Ludendorff's heroic bearing had cast an unflattering light on Hitler, whose nerves had again failed him. The reports of his followers are contradictory only in small details: they agree that even while the situation was still fluid, he scrambled up from the pavement and took to his heels, leaving behind him the dead and wounded. His later excuse that in the confusion he had thought Ludendorff had been killed was hardly impressive, for in that event there would have been even more reason for him to stay. In the midst of the general chaos he managed to escape with the help of an ambulance. A few years later he concocted the legend that he had carried a child out of the firing line to safety; he even produced the child. But the Ludendorff circle demolished this legend before Hitler himself abandoned it. He reached Uffing on the Staffelsee, about thirty-five miles from Munich, where he took refuge in Ernst Hanfstaengl's country house and nursed the painful sprained shoulder he had suffered in the course of the battle. Broken in spirit, he kept repeating that the time had come to put an end to things and shoot himself, but the Hanfstaengls managed to dissuade him. Two days later he was arrested and taken off to the fortress of Landsberg am Lech. “His face was pale and hunted, with a wild lock of hair falling into it.” Concerned with his image even in the depths of defeat, he had the officer of the arrest party pin the Iron Cross First Class to his lapel before he was led off.
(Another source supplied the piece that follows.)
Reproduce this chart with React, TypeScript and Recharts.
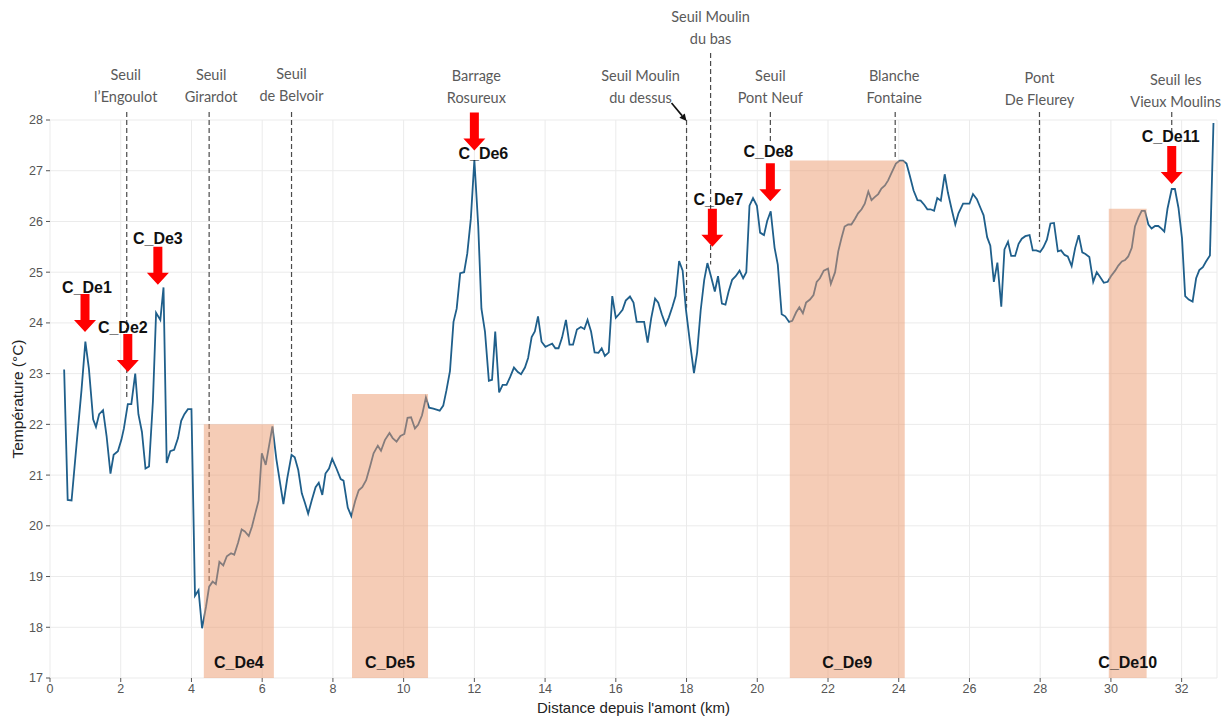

Once behind bars he remained in a state of total despondency. At first he believed “that he was going to be shot.” In the following days Amann, Streicher, Dietrich Eckart, and Drexler were also brought in. Scattered about in various Munich jails were Dr. Weber, Pöhner, Dr. Frick, Röhm, and others. The government had not dared to arrest Ludendorff. Hitler himself apparently felt he was in the wrong simply because he had survived. In any case, he considered his cause lost. For a few days he considered—how seriously it is impossible to say—cheating the firing squad by starving himself to death in a hunger strike. Anton Drexler later claimed credit for talking him out of this plan. The widow of his slain friend, Frau von Scheubner-Richter, also helped him come through the depression of this period. For the shots fired in front of the Feldherrnhalle meant not only the sudden end of three years of progress that had verged on the miraculous; it also meant a terrible collision with reality. Hitler's whole system of tactics had been demolished.

Characteristically enough, he regained his spirits when it became apparent that an ordinary court trial was in the offing. He instantly saw his chance for playing a dramatic role. Later he referred to the defeat of November 9, 1923, as “perhaps the greatest stroke of luck in my life.” As part of the good fortune he must have included the opportunity offered by this trial, which shook him out of his despondency and cast him in his favorite role, that of gambler. Once more he could stake everything on a single card. The disaster of the bungled putsch could be converted into a demogogic triumph.